> _The task_: Identify and pull out each line of the entries in which "this" occurs.
====
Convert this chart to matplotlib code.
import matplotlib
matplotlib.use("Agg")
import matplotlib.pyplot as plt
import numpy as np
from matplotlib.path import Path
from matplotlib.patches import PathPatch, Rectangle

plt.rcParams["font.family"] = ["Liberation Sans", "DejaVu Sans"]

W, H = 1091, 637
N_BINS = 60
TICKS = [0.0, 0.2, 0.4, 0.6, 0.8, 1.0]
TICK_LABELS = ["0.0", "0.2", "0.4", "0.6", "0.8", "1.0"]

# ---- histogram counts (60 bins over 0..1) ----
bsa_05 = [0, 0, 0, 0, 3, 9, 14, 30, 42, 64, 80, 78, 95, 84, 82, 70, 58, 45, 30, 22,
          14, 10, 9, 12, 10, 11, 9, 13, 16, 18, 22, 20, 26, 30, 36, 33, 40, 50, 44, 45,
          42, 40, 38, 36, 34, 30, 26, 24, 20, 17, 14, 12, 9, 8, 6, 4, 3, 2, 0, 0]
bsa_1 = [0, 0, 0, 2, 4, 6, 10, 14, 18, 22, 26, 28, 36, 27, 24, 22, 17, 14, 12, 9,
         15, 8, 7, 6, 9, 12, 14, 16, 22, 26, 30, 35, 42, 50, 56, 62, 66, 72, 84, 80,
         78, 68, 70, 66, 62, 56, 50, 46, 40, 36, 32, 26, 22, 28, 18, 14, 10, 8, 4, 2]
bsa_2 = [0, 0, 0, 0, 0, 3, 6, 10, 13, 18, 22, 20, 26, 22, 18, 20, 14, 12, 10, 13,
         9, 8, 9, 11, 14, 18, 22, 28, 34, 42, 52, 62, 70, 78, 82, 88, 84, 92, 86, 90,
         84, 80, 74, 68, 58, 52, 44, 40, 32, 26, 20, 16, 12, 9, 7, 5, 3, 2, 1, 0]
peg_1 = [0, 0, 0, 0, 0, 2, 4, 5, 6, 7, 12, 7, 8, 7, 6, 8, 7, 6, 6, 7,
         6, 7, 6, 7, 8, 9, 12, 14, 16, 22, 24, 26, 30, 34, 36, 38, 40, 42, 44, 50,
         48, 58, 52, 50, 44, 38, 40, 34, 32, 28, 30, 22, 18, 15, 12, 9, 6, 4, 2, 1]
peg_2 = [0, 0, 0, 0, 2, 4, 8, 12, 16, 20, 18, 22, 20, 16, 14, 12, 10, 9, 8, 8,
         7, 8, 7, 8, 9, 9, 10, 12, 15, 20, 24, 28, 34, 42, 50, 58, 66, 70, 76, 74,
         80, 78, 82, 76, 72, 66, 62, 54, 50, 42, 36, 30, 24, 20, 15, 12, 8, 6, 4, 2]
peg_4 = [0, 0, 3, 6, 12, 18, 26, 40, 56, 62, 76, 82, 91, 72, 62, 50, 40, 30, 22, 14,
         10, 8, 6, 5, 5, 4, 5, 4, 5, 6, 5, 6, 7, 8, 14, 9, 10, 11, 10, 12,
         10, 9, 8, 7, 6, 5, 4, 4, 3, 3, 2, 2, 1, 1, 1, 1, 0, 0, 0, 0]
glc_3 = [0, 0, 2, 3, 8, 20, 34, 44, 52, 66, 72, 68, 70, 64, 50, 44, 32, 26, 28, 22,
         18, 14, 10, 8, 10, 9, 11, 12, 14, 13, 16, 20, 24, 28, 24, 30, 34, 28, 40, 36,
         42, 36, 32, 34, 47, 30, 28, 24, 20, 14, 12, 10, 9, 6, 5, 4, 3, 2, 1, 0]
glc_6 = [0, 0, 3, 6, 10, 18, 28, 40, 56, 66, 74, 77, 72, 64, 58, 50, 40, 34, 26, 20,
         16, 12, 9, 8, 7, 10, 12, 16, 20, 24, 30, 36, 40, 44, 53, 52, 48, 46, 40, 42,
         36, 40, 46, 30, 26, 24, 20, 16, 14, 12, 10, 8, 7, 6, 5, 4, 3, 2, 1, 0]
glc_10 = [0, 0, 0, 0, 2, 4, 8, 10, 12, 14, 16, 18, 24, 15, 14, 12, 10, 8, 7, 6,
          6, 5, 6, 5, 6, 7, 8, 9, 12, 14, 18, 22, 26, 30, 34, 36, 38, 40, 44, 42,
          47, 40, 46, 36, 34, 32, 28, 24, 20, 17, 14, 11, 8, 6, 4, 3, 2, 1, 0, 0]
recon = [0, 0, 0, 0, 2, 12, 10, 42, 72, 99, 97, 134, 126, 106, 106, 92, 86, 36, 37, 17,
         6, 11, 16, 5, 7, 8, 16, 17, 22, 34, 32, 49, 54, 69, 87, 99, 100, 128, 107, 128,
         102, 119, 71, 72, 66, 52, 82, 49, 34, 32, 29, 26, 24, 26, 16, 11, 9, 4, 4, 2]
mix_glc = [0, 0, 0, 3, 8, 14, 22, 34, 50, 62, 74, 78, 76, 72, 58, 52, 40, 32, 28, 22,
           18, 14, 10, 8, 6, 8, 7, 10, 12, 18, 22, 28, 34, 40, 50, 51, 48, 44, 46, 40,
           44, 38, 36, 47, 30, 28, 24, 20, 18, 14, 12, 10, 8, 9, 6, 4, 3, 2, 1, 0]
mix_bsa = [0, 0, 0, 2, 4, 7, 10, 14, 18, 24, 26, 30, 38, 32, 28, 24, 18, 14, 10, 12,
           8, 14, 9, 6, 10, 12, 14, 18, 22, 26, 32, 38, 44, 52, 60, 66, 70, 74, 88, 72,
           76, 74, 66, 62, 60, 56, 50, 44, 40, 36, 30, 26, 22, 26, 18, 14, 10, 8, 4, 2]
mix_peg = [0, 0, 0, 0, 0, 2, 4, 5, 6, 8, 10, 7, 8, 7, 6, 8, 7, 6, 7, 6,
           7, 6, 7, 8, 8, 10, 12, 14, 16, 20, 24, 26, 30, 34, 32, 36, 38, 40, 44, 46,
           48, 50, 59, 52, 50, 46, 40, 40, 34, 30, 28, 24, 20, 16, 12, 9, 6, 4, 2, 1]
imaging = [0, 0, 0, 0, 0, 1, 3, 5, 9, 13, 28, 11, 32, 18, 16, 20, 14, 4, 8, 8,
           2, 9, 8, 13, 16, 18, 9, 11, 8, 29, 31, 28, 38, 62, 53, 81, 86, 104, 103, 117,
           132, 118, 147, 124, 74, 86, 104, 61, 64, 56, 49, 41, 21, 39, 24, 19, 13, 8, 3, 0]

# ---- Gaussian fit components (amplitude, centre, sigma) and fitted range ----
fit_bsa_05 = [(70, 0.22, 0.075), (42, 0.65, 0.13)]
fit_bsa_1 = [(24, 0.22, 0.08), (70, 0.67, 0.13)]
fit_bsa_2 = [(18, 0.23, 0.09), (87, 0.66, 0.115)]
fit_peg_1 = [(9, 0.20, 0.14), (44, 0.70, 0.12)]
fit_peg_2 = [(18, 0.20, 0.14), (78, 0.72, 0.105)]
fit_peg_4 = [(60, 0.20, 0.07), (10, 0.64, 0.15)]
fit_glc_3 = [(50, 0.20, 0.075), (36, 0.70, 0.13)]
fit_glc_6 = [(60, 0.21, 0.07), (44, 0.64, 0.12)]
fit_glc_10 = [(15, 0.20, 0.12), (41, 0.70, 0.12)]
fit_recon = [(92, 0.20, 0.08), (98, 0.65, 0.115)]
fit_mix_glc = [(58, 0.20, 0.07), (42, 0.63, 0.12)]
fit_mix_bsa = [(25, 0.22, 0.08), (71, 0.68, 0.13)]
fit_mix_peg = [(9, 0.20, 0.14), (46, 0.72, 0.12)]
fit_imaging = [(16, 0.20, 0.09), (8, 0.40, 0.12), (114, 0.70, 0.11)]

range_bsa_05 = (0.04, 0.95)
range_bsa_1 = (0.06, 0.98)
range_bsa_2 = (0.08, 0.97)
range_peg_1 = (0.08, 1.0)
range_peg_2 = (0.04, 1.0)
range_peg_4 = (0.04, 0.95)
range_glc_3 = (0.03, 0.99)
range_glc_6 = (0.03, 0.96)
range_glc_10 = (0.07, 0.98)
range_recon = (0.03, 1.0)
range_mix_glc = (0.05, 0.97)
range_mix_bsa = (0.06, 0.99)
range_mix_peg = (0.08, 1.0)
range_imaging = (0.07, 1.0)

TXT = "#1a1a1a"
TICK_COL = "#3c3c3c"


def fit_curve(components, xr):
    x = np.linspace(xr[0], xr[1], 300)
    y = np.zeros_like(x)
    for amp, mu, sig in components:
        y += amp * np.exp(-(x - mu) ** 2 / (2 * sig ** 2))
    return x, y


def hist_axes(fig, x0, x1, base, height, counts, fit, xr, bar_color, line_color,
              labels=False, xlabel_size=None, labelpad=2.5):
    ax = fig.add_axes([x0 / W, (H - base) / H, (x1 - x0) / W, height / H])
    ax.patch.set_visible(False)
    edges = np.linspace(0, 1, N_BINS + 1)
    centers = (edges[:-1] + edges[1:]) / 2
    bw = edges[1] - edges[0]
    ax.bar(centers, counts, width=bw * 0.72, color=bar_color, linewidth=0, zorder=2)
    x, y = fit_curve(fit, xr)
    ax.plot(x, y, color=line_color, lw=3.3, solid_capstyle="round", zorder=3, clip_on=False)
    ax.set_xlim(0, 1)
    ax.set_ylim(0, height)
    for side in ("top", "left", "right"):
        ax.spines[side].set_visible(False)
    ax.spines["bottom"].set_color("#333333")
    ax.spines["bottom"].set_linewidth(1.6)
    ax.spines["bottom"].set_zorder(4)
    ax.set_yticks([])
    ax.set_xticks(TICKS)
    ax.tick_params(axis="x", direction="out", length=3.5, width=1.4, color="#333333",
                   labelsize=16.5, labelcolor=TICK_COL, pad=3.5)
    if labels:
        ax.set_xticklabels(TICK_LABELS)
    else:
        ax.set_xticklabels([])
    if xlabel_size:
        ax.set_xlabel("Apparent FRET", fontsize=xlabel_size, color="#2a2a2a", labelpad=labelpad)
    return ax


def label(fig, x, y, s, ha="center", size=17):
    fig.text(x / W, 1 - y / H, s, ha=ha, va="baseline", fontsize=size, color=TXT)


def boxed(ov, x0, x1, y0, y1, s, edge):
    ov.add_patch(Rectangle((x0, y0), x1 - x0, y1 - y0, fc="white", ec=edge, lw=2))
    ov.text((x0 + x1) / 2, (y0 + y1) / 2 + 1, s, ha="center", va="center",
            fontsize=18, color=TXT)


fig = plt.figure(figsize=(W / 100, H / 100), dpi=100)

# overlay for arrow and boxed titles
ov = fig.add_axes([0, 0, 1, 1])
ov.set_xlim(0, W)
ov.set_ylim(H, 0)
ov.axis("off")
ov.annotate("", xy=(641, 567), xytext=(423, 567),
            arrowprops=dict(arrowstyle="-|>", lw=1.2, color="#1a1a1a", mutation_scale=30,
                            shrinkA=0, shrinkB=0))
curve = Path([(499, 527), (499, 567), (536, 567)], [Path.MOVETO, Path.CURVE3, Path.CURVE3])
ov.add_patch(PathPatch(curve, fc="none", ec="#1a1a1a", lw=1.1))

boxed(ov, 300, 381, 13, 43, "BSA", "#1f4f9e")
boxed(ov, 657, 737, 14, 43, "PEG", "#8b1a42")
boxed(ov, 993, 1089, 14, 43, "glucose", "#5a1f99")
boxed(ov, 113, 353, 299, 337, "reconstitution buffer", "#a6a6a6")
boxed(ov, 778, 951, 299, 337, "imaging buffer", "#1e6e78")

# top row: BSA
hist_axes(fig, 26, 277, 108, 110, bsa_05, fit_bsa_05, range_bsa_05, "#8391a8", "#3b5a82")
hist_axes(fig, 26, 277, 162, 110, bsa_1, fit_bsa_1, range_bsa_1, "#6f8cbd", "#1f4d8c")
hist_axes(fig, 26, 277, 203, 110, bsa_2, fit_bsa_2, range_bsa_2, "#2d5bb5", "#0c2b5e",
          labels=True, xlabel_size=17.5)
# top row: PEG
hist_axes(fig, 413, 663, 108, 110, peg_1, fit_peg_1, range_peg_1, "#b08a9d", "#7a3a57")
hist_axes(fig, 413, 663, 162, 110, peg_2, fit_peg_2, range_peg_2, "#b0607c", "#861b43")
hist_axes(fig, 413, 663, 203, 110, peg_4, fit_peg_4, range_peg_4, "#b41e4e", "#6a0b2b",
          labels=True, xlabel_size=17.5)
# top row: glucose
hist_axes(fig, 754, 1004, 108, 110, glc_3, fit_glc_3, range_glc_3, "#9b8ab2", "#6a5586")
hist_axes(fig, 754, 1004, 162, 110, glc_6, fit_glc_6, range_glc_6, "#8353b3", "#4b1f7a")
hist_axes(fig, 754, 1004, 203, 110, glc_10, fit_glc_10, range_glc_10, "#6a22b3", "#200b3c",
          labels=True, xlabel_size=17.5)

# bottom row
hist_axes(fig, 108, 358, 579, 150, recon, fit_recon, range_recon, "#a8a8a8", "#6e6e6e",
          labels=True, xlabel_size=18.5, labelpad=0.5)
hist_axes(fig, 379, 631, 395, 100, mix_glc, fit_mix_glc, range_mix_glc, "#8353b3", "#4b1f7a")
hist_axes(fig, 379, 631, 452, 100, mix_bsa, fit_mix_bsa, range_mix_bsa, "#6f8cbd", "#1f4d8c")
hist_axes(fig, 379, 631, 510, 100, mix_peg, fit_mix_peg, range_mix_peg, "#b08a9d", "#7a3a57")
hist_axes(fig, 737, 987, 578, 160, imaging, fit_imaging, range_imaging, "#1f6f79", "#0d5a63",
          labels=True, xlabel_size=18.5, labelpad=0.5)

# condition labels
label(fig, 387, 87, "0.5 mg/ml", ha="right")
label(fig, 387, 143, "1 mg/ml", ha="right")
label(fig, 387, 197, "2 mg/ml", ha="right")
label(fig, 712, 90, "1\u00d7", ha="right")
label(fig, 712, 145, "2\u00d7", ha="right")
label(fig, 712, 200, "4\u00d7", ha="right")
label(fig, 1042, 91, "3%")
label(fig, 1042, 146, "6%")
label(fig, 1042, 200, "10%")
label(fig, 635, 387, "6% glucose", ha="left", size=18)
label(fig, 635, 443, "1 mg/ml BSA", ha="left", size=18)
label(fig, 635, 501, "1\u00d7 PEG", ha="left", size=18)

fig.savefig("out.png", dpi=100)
====
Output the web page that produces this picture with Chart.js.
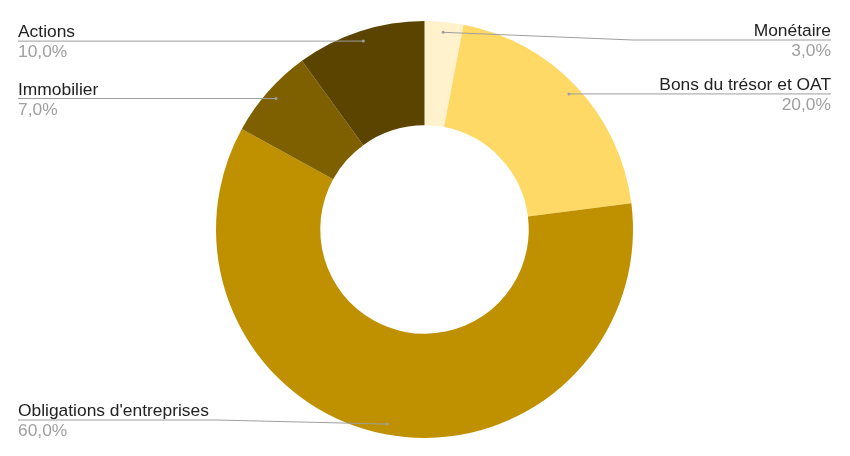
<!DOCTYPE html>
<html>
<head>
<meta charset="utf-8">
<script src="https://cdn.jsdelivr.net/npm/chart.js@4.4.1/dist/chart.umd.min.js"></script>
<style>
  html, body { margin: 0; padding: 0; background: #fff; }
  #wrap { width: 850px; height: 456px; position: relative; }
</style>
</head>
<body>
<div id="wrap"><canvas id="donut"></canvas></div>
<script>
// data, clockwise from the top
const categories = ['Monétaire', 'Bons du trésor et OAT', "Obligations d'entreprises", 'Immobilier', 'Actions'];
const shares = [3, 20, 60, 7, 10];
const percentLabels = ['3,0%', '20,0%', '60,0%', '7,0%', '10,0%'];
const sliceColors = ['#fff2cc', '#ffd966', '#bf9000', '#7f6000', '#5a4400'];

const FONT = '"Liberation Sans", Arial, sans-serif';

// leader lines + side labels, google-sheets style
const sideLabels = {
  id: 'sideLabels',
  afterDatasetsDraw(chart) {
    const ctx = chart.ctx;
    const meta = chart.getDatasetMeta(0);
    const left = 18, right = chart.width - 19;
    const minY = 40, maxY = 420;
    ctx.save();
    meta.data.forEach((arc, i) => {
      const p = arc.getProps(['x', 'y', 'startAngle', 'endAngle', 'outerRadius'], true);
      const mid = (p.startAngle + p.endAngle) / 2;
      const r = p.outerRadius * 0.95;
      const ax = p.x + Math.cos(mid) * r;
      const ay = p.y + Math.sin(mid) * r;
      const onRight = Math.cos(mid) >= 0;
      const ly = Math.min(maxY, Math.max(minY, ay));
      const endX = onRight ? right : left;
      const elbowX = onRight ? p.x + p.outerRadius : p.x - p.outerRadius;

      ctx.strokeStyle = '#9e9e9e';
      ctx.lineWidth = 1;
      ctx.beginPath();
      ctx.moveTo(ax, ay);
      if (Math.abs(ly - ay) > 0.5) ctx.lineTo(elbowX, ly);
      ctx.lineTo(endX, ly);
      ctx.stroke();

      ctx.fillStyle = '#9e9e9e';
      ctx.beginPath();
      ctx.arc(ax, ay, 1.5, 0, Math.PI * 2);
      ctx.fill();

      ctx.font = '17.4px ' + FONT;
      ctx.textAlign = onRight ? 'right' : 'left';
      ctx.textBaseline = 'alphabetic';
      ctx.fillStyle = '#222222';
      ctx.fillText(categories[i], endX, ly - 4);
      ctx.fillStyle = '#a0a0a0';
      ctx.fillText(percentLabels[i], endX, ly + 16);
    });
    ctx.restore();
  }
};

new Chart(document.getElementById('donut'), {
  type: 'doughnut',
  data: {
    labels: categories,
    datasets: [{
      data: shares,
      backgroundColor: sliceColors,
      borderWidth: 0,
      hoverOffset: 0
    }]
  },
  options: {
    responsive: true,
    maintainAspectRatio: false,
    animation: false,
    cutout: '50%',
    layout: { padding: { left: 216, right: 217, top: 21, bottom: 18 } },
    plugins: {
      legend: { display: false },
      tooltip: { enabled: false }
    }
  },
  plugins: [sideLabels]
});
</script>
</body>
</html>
====
> _Exercise response_:
Convert this chart to matplotlib code.
Output the web page that produces this picture with Chart.js.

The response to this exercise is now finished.